Version 4 of the SMAP level-4 soil moisture algorithm and data product

Authors: REICHLE, R. - Goddard Space Flight Center; LIU, Q - Goddard Space Flight Center; KOSTER, R. - Goddard Space Flight Center; Crow, Wade; DELANNOY, G. - Leuven University; KIMBALL, J. - University Of Montana; ARDIZZONE, J. - Goddard Space Flight Center; Bosch, David - Dave; COLLIANDER, A. - Jet Propulsion Laboratory; Cosh, Michael; KOLASSA - Goddard Space Flight Center; MAHANAMA, S.P. - Goddard Space Flight Center; MCNAIRN, H. - Agriculture And Agri-Food Canada; Prueger, John; Starks, Patrick; WALKER, J. - Monash University

Submitted to: Journal of Advances in Modeling Earth Systems
Publication Type: Peer Reviewed Journal
Publication Acceptance Date: 8/15/2019
Publication Date: 9/2/2020
Citation: Reichle, R., Liu, Q., Koster, R., Crow, W.T., Delannoy, G., Kimball, J., Ardizzone, J., Bosch, D.D., Colliander, A., Cosh, M.H., Kolassa, Mahanama, S., McNairn, H., Prueger, J.H., Starks, P.J., Walker, J. 2020. Version 4 of the SMAP level-4 soil moisture algorithm and data product. Journal of Advances in Modeling Earth Systems. 11:3106-3130. https://doi.org/10.1029/2019MS001729.
DOI: https://doi.org/10.1029/2019MS001729

Interpretive Summary: Soil moisture is important because of its impact on the land surface water, energy, and nutrient cycles. Furthermore, it represents a key target variable for efforts to monitor agricultural drought. Microwave observations collected by the NASA Soil Moisture Active Passive (SMAP) satellite are suitable for estimating soil moisture globally. Their sensitivity, however, is limited to the top few centimeters of the soil, and observations are only available every other day depending on location. The SMAP Level-4 Soil Moisture (L4_SM) data product addresses these limitations by merging the SMAP observations into a numerical model of the land surface water and energy balance while considering the uncertainty of the observations and model estimates. In doing so, it produces an enhanced representation of soil moisture dynamics. This study presents an overview of recent updates in the L4_SM algorithm and an assessment of soil moisture estimates produced following these updates. The updated version of the L4_SM algorithm described (and evaluated) here will eventually be used by the USDA and others to globally monitor the extent, duration and severity of agricultural drought.

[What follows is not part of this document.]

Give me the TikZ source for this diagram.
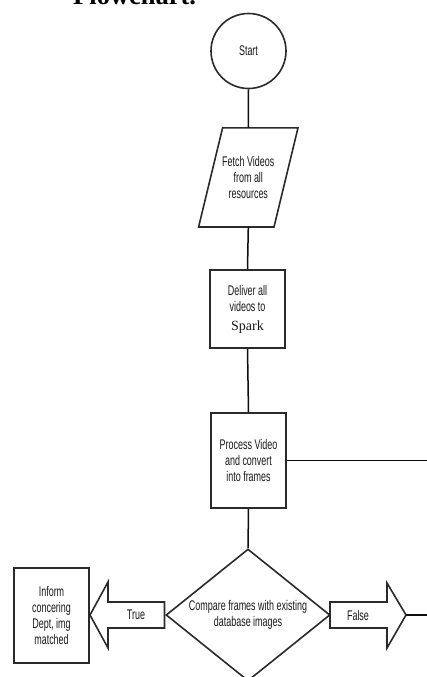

Technical Abstract: The NASA Soil Moisture Active Passive (SMAP) mission Level-4 Soil Moisture (L4_SM) product provides global, 3-hourly, 9-km resolution estimates of surface (0-5 cm) and root-zone (0-100 cm) soil moisture with a mean latency of ~2.5 days. The underlying L4_SM algorithm assimilates SMAP radiometer brightness temperature (Tb) observations into the NASA Catchment land surface model using a spatially-distributed ensemble Kalman filter. Version 4 of the L4_SM modeling system includes a reduction in the upward recharge of surface soil moisture from below under non-equilibrium conditions, resulting in reduced bias and improved dynamic range of L4_SM surface soil moisture compared to earlier versions. This change and additional technical modifications to the system reduce the mean and standard deviation of the observation-minus-forecast Tb residuals and overall soil moisture analysis increments while maintaining the skill of the L4_SM soil moisture estimates versus independent in situ measurements; the average, bias-adjusted RMSE in Version 4 is 0.039 m3 m-3 for surface and 0.026 m3 m 3 for root-zone soil moisture. Moreover, the coverage of assimilated SMAP observations in Version 4 is near-global owing to the use of additional satellite Tb records for algorithm calibration. L4_SM soil moisture uncertainty estimates are biased low (by 0.01-0.02 m3 m-3) against actual errors (computed versus in situ measurements). L4_SM runoff estimates, an additional product of the L4_SM algorithm, are biased low (by 35 mm year 1) against streamflow measurements. Compared to Version 3, bias in Version 4 is reduced by 46% for surface soil moisture uncertainty estimates and by 33% for runoff estimates.